Difícil acreditar que houve um tempo em que São Paulo era inundada e os paulistanos simplesmente pulavam de alegria. E mais do que isso, que a metrópole de hoje nunca existiria se não fossem as enchentes constantes do Rio Tamanduateí ? que traziam uma enorme fartura de peixes para a região e justificavam a localização da maior aldeia tupiniquim às suas margens. “São Paulo, situada num agradável planalto, com cerca de duas milhas de extensão, é banhada na base por dois riachos, que, na estação das chuvas, quase a transformam em ilha”, resumiu bem o mineralogista inglês John Mawe, em registro do século 19.
A memória paulistana é repleta de cheias. No dia 1º de janeiro de 1850, por exemplo, caiu “uma copiosíssima chuva desde 5 horas da tarde até 11 da noite” ? como resultado, o rio que ficava no Vale do Anhangabaú transbordou e suas águas destruíram 15 casas e uma ponte no cruzamento da Rua São João.
Atualmente, no entanto, o histórico de chuvas se transformou em um lugar-comum para os governantes explicarem as enchentes. Segundo o coordenador do Instituto de Engenharia de São Paulo, João Jorge da Costa, essa comodidade também mascara uma falta de transparência do poder público para lidar com o problema. “Obviamente a capital está em várzeas de rios, a urbanização impermeabilizou ainda mais as terras e o assoreamento piora a drenagem, mas não adianta ficar achando desculpas.”
“Não tem obra mágica. É necessário hoje cobrar um sistema de gestão, onde todo o conjunto de bocas de lobo, galerias e piscinões está cadastrado. Isso está implementado em todas as grandes cidades do mundo. Se isso existisse por aqui, tanto o poder público saberia quais áreas precisam passar por limpeza, como os paulistanos poderiam cobrar ações. Ninguém sabe atualmente se tal piscinão está limpo, se a galeria foi vistoriada. E isso é básico.”
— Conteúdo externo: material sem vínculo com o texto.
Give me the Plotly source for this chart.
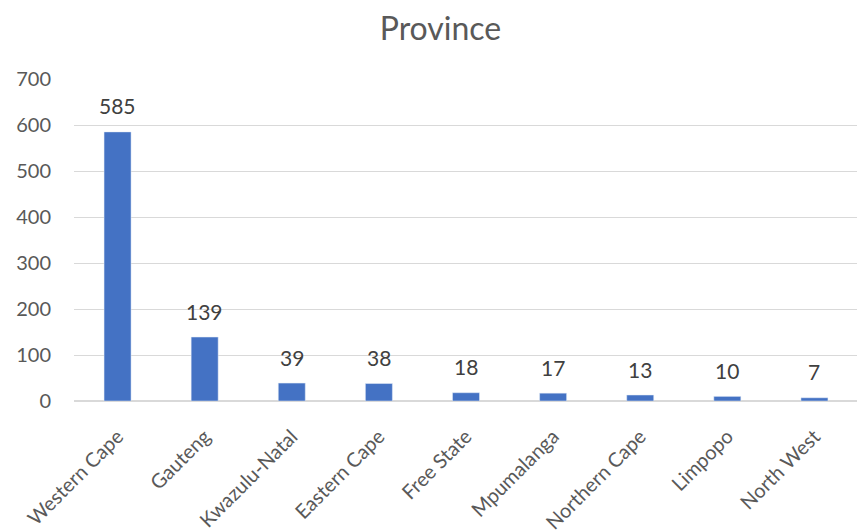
import plotly.graph_objects as go

# Dados
provinces = ["Western Cape", "Gauteng", "Kwazulu-Natal", "Eastern Cape", "Free State",
             "Mpumalanga", "Northern Cape", "Limpopo", "North West"]
counts = [585, 139, 39, 38, 18, 17, 13, 10, 7]
y_ticks = [0, 100, 200, 300, 400, 500, 600, 700]

FONT = "Lato, Calibri, sans-serif"

fig = go.Figure(
    go.Bar(
        x=provinces,
        y=counts,
        marker_color="#4472C4",
        hoverinfo="x+y",
    )
)

# Rótulos de dados acima das barras
for prov, val in zip(provinces, counts):
    fig.add_annotation(
        x=prov,
        y=val,
        text=str(val),
        showarrow=False,
        yanchor="middle",
        yshift=26,
        font=dict(size=21, color="#404040", family=FONT),
    )

fig.update_layout(
    width=865,
    height=532,
    margin=dict(l=66, r=15, t=71, b=139),
    plot_bgcolor="white",
    paper_bgcolor="white",
    bargap=0.69,
    showlegend=False,
    title=dict(
        text="Province",
        x=0.50,
        xanchor="center",
        y=0.961,
        yanchor="middle",
        font=dict(size=32, color="#595959", family=FONT),
    ),
    font=dict(family=FONT, color="#595959"),
)

fig.update_yaxes(
    range=[0, 700],
    tickvals=y_ticks,
    showgrid=True,
    gridcolor="#D9D9D9",
    gridwidth=1,
    zeroline=True,
    zerolinecolor="#D9D9D9",
    showline=False,
    tickfont=dict(size=20, color="#595959"),
    ticklabelstandoff=22,
    automargin=False,
)

fig.update_xaxes(
    tickangle=-45,
    showline=False,
    tickfont=dict(size=20, color="#595959"),
    ticklabelstandoff=19,
    automargin=False,
)

fig.write_html("out.html")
Para o especialista, São Paulo precisaria mudar de mentalidade para reverter os efeitos da urbanização desordenada em seus rios ? que sofrem com interferências diretas desde 1782, quando foi feita a primeira vala de desvio do Rio Tamanduateí, para retificar um trecho. “Teremos uma hora de discutir a descanalização e a desretificação dos rios, e teremos de fazer parques nos entornos”, diz. “Os rios são grandes termômetros da qualidade de vida na cidade. Quando não conseguimos coletar o lixo, tratar o esgoto ou fazer o manejo das águas, isso reflete a condição de São Paulo como metrópole.”